During the entire period between 1876 and 1940 Muñoz finds only two Mexicans worthy of the name: Porfirio Díaz and Pancho Villa. These two unlikely paladins stand in sharp contrast to the apostates: Francisco Madero, Emiliano Zapata, Venustiano Carranza, Álvaro Obregón, José Vasconcelos, and especially Plutarco Elias Calles. Among the myths which the author seeks to explode is that Victoriano Huerta was responsible for the assassination of President Francisco I. Madero. Since the complicity of Huerta has never been proved, this would appear to be a good target. According to Muñoz, General Aureliano Blanquet must bear the responsibility. The only support for this argument, however, is the opinion of Lic. Querido Moheno (Huerta’s secretary of foreign relations and a great admirer of the dictator), the testimony of an unidentified army officer, and the conjecture of Colonel Porfirio Díaz, Jr., that “Huerta era incapaz de cometer semejante barbaridad” (I, 339-356).

Not only does the author undertake his demolition tasks with insufficient explosives; in the process he constructs an entire new group of myths. Among those which stand out most blatantly are the following: Madero had the Texas Rangers fighting with him at the battle of Casas Grandes (I, 75); Pascual Orozco accepted the Plan de Ayala as his banner (I, 205); 820 Americans were killed during the landing at Veracruz in April 1914 (II, 180); Thomas A. Edison was born in Chihuahua of a Mexican father (I, 271-272); and President Woodrow Wilson ordered the assassinations of Victoriano Huerta and Pascual Orozco (I, 292; II, 384-385).

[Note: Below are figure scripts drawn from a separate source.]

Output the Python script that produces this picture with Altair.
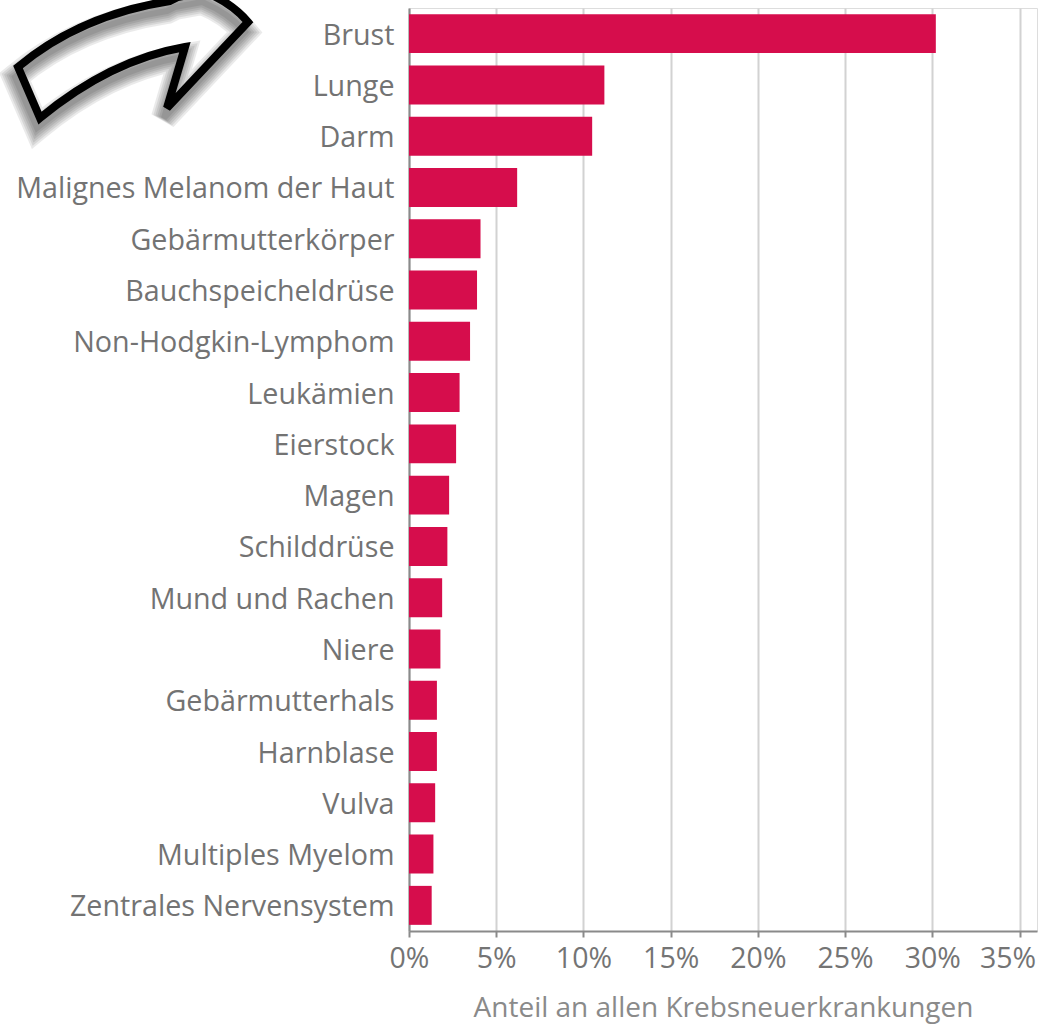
import altair as alt
import pandas as pd

sites = ["Brust", "Lunge", "Darm", "Malignes Melanom der Haut", "Gebärmutterkörper",
         "Bauchspeicheldrüse", "Non-Hodgkin-Lymphom", "Leukämien", "Eierstock", "Magen",
         "Schilddrüse", "Mund und Rachen", "Niere", "Gebärmutterhals", "Harnblase",
         "Vulva", "Multiples Myelom", "Zentrales Nervensystem"]
shares = [30.2, 11.2, 10.5, 6.2, 4.1, 3.9, 3.5, 2.9, 2.7, 2.3, 2.2, 1.9, 1.8, 1.6, 1.6, 1.5, 1.4, 1.3]
x_ticks = [0, 5, 10, 15, 20, 25, 30, 35]

FONT = "Open Sans"
df = pd.DataFrame({"site": sites, "share": shares})

bars = alt.Chart(df).mark_bar(color="#d60d4c", cornerRadius=0).encode(
    x=alt.X("share:Q",
            scale=alt.Scale(domain=[0, 36], nice=False, zero=True),
            axis=alt.Axis(values=x_ticks, title="Anteil an allen Krebsneuerkrankungen",
                          labelExpr="datum.value + '%'", labelFlush=False,
                          labelOffset=alt.expr("datum.value == 35 ? -12 : 0"),
                          labelFontSize=28.5, labelColor="#747474", labelFont=FONT,
                          labelPadding=7, titleFont=FONT, titleFontSize=28,
                          titleFontWeight="normal", titleColor="#8a8a8a", titlePadding=22,
                          grid=True, gridColor="#d2d2d2", gridWidth=2,
                          domainColor="#8a8a8a", domainWidth=2, tickColor="#8a8a8a",
                          tickWidth=2, tickSize=6)),
    y=alt.Y("site:N", sort=sites, title=None,
            scale=alt.Scale(paddingInner=0.24, paddingOuter=0.12),
            axis=alt.Axis(labelFontSize=28.7, labelColor="#737373", labelFont=FONT,
                          labelPadding=15, labelLimit=420, labelOffset=2, ticks=False,
                          grid=False, domainColor="#8a8a8a", domainWidth=2)),
)

# Outline of the decorative arrow, in units of 100 px around its anchor
ARROW = ("M-1.15,0.17 Q-0.53,-0.35 0.37,-0.49 L0.45,-0.53 L0.72,-0.58 "
         "Q0.99,-0.47 1.15,-0.28 L0.34,0.58 L0.52,-0.03 Q-0.23,0.10 -0.93,0.68 Z")
anchor = pd.DataFrame({"a": [0]})


def arrow_layer(dx, dy, width, color, opacity):
    return alt.Chart(anchor).mark_point(
        shape=ARROW, size=40000, filled=False, stroke=color,
        strokeWidth=width, opacity=opacity, strokeJoin="miter",
    ).encode(x=alt.value(133 - 409 + dx), y=alt.value(50 - 8 + dy))


halo = [arrow_layer(-3, 10, w, "#000000", 0.08) for w in (26, 22, 18, 14, 10, 6)]
outline = arrow_layer(0, 0, 8, "#000000", 1)

chart = alt.layer(bars, *halo, outline).properties(
    width=628, height=923,
    padding={"left": 409, "top": 8, "right": 3, "bottom": 96},
    autosize=alt.AutoSizeParams(type="none"),
).configure_view(stroke=None).configure(background="#ffffff")

chart.save("out.html", embed_options={"renderer": "svg", "actions": False})
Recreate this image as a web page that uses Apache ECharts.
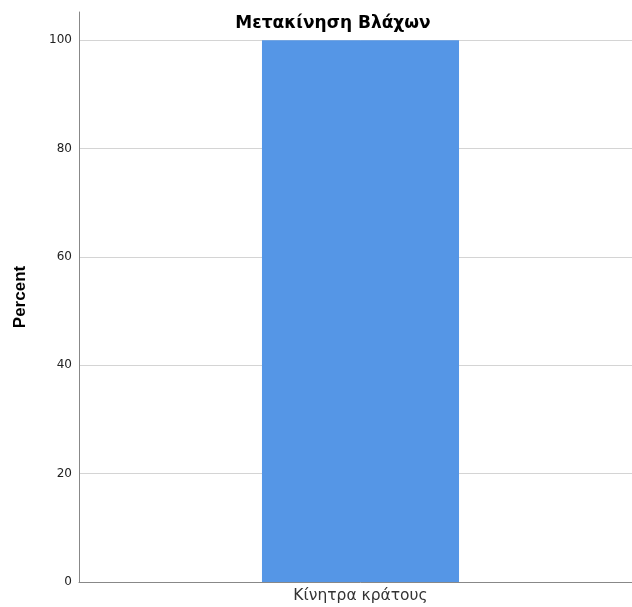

Less significant historically but even more of an affront to the reader’s sensibility is the author’s obstreperous anti-Semitism. In a section of the fourth volume entitled “Judaizando a México” President Calles is accused of fomenting an utterly fantastic Jewish-Communist plot to take over Mexico and perhaps even all of Latin America. The author concludes: “El pulpo judío avanzaba. Sus tentáculos ahogaban todo. El poder del callismo tiránico y destructor, se ponía al servicio de los hijos de Israel para esclavizar aun a los mismos hijos del país” (IV, 151).

The kindest thing that can be said about the work under consideration is that it is properly titled. Even the most cursory reading, however, will reveal that it contains considerably “mas mito que verdad.”